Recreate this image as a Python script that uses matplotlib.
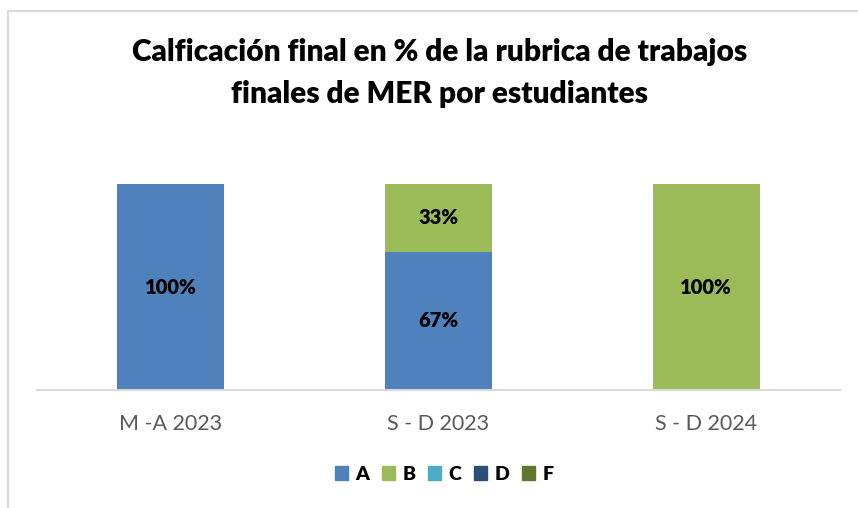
import matplotlib
matplotlib.use('Agg')
import matplotlib.pyplot as plt
from matplotlib.lines import Line2D
from matplotlib.patches import Patch
import numpy as np

# data
periods = ['M -A 2023', 'S - D 2023', 'S - D 2024']
grades = ['A', 'B', 'C', 'D', 'F']
pct_a = [100, 67, 0]
pct_b = [0, 33, 100]
pct_c = [0, 0, 0]
pct_d = [0, 0, 0]
pct_f = [0, 0, 0]
colors = ['#4F81BD', '#9BBB59', '#4BACC6', '#2C4D75', '#5F7530']

plt.rcParams['font.family'] = ['Lato', 'DejaVu Sans']

W, H = 858, 508
fig = plt.figure(figsize=(W / 100, H / 100), dpi=100)

# chart border (only top and left visible)
fig.add_artist(Line2D([7.5 / W, 7.5 / W], [0, 1 - 11 / H], color='#D9D9D9', lw=1.5))
fig.add_artist(Line2D([7.5 / W, 1], [1 - 11 / H, 1 - 11 / H], color='#D9D9D9', lw=1.5))

ax = fig.add_axes([37 / W, (H - 390) / H, (840 - 37) / W, 206 / H])
x = np.arange(len(periods))
series = [pct_a, pct_b, pct_c, pct_d, pct_f]
bottom = np.zeros(len(periods))
for vals, col in zip(series, colors):
    vals = np.array(vals, dtype=float)
    bars = ax.bar(x, vals, 0.4, bottom=bottom, color=col)
    for b, v, y0 in zip(bars, vals, bottom):
        if v > 0:
            ax.text(b.get_x() + b.get_width() / 2, y0 + v / 2, '%d%%' % v,
                    ha='center', va='center', fontsize=14.5, fontweight='heavy')
    bottom += vals

ax.set_xlim(-0.5, 2.5)
ax.set_ylim(0, 100)
for s in ['top', 'right', 'left']:
    ax.spines[s].set_visible(False)
ax.spines['bottom'].set_color('#D9D9D9')
ax.spines['bottom'].set_linewidth(1.5)
ax.set_yticks([])
ax.set_xticks(x)
ax.set_xticklabels(periods, fontsize=15.5, color='#595959')
ax.tick_params(axis='x', length=0, pad=17)

fig.text(440 / W, 1 - 52 / H, 'Calficación final en % de la rubrica de trabajos',
         ha='center', va='center', fontsize=21.5, fontweight='heavy')
fig.text(440 / W, 1 - 94 / H, 'finales de MER por estudiantes',
         ha='center', va='center', fontsize=21.5, fontweight='heavy')

handles = [Patch(color=c, label=g) for g, c in zip(grades, colors)]
fig.legend(handles=handles, loc='center', bbox_to_anchor=(444 / W, 1 - 474 / H),
           ncol=5, frameon=False, handlelength=0.7, handleheight=0.7,
           handletextpad=0.35, columnspacing=0.65,
           prop={'weight': 'heavy', 'size': 14})

plt.savefig('out.png', dpi=100)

____________________

Direction
Copy the listing exactly. Any image in it stays out of the copy.

Finished exercise
Recreate this image as a Python script that uses matplotlib.
import matplotlib
matplotlib.use('Agg')
import matplotlib.pyplot as plt
from matplotlib.lines import Line2D
from matplotlib.patches import Patch
import numpy as np

# data
periods = ['M -A 2023', 'S - D 2023', 'S - D 2024']
grades = ['A', 'B', 'C', 'D', 'F']
pct_a = [100, 67, 0]
pct_b = [0, 33, 100]
pct_c = [0, 0, 0]
pct_d = [0, 0, 0]
pct_f = [0, 0, 0]
colors = ['#4F81BD', '#9BBB59', '#4BACC6', '#2C4D75', '#5F7530']

plt.rcParams['font.family'] = ['Lato', 'DejaVu Sans']

W, H = 858, 508
fig = plt.figure(figsize=(W / 100, H / 100), dpi=100)

# chart border (only top and left visible)
fig.add_artist(Line2D([7.5 / W, 7.5 / W], [0, 1 - 11 / H], color='#D9D9D9', lw=1.5))
fig.add_artist(Line2D([7.5 / W, 1], [1 - 11 / H, 1 - 11 / H], color='#D9D9D9', lw=1.5))

ax = fig.add_axes([37 / W, (H - 390) / H, (840 - 37) / W, 206 / H])
x = np.arange(len(periods))
series = [pct_a, pct_b, pct_c, pct_d, pct_f]
bottom = np.zeros(len(periods))
for vals, col in zip(series, colors):
    vals = np.array(vals, dtype=float)
    bars = ax.bar(x, vals, 0.4, bottom=bottom, color=col)
    for b, v, y0 in zip(bars, vals, bottom):
        if v > 0:
            ax.text(b.get_x() + b.get_width() / 2, y0 + v / 2, '%d%%' % v,
                    ha='center', va='center', fontsize=14.5, fontweight='heavy')
    bottom += vals

ax.set_xlim(-0.5, 2.5)
ax.set_ylim(0, 100)
for s in ['top', 'right', 'left']:
    ax.spines[s].set_visible(False)
ax.spines['bottom'].set_color('#D9D9D9')
ax.spines['bottom'].set_linewidth(1.5)
ax.set_yticks([])
ax.set_xticks(x)
ax.set_xticklabels(periods, fontsize=15.5, color='#595959')
ax.tick_params(axis='x', length=0, pad=17)

fig.text(440 / W, 1 - 52 / H, 'Calficación final en % de la rubrica de trabajos',
         ha='center', va='center', fontsize=21.5, fontweight='heavy')
fig.text(440 / W, 1 - 94 / H, 'finales de MER por estudiantes',
         ha='center', va='center', fontsize=21.5, fontweight='heavy')

handles = [Patch(color=c, label=g) for g, c in zip(grades, colors)]
fig.legend(handles=handles, loc='center', bbox_to_anchor=(444 / W, 1 - 474 / H),
           ncol=5, frameon=False, handlelength=0.7, handleheight=0.7,
           handletextpad=0.35, columnspacing=0.65,
           prop={'weight': 'heavy', 'size': 14})

plt.savefig('out.png', dpi=100)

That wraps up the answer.